- Full name: Giselle Anahi Torres Martin
- Born: 23 March 2010 (age 16) Guadalajara, Mexico

Gymnastics career
- Discipline: Rhythmic gymnastics
- Country represented: Mexico (2026-present)
- Training location: Mexico City, Mexico
- Head coach: María Eugenia Figueroa
- Medal record
Rhythmic Gymnastics
Representing Mexico
Pan American Championships
| Silver medal – second place | 2026 Rio de Janeiro | 3 Hoops & 4 Clubs |
| Bronze medal – third place | 2026 Rio de Janeiro | Group All-Around |
| Bronze medal – third place | 2026 Rio de Janeiro | 5 Balls |
Central American and Caribbean Games
| Gold medal – first place | 2026 Santo Domingo | Group All-Around |
| Gold medal – first place | 2026 Santo Domingo | 5 Balls |
| Gold medal – first place | 2026 Santo Domingo | 3 Hoops & 4 Clubs |

= Giselle Torres =

Mexican rhythmic gymnast

Giselle Anahi Torres Martin (born 23 March 2010) is a Mexican rhythmic gymnast. She represents Mexico in international competitions.

== Career ==

=== Junior ===
In 2024 Torress helped her native Jalisco win gold in teams at the national championships.

=== Senior ===
Torres became age eligible for senior competitions in 2026, being incorporated into the Mexican senior group. In March, she was called up for a training camp in Beijing, China. The following month the group debuted at the Grand Prix in Thiais, being 10th overall and 6th in the mixed event final. At the World Cup in Tashkent, being 13th in the All-Around, 14th with 5 balls and 9th with 3 hoops & 4 clubs.
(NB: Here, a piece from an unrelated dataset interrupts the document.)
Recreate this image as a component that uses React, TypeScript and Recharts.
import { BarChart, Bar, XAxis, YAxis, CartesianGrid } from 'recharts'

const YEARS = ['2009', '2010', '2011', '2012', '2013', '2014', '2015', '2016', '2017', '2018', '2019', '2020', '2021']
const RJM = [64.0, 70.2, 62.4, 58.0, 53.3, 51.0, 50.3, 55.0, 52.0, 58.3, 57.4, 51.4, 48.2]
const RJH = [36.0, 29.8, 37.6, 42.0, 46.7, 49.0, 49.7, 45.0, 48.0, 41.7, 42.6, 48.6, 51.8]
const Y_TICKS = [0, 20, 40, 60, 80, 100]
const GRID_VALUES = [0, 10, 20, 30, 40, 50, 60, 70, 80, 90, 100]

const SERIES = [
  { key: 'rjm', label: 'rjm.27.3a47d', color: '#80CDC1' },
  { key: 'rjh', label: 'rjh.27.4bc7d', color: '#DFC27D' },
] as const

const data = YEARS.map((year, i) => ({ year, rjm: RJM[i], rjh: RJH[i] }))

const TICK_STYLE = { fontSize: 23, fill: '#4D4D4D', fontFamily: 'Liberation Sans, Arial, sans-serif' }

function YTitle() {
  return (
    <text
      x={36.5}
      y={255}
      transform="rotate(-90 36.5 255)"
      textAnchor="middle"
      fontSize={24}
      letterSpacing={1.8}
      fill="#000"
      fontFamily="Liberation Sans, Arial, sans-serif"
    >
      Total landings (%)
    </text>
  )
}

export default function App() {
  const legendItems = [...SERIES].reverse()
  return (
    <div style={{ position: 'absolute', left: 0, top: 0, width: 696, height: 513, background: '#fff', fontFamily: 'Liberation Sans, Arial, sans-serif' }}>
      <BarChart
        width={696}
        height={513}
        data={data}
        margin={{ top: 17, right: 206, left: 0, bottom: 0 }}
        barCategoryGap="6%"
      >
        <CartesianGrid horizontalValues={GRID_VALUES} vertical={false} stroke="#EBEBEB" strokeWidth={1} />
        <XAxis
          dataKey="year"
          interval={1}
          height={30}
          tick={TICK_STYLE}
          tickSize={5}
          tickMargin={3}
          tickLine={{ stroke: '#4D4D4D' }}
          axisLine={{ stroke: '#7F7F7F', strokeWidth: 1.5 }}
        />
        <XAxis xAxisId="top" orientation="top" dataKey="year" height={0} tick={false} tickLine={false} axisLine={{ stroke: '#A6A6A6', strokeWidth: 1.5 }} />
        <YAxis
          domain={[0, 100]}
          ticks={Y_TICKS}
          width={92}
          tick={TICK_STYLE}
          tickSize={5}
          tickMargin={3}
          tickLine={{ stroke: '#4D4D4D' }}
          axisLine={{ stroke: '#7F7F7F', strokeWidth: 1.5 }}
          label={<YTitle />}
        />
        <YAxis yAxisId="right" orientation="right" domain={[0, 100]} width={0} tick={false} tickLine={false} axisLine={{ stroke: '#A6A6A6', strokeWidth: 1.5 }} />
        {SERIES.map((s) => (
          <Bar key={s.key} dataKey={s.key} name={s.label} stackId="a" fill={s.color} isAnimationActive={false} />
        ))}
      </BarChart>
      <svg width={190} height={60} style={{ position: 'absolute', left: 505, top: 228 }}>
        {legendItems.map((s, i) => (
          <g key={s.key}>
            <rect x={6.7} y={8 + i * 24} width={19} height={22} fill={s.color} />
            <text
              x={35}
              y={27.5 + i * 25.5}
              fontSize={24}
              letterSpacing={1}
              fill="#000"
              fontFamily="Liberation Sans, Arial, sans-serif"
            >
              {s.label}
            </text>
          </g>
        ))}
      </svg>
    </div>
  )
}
In June she competed at the Pan American Championships in Rio de Janeiro, along Dalia Alcocer, Julia Gutierrez, Jaydi Novelo, Kimberly Salazar and Adirem Tejeda, winning bronze in the All-Around and with 5 balls as well as silver with 3 hoops & 4 clubs. At the Milan World Cup they were 7th in the All-Around, 4th with 5 balls and 5th in the mixed event. The group then took part in the Central American & Caribbean Games in Santo Domingo, winning all three gold medals. In August she was selected for the World Championships in Frankfurt alongside Dalia Alcocer, Martha Coldwell, Julia Gutierrez, Kimberly Salazar and Adirem Tejeda.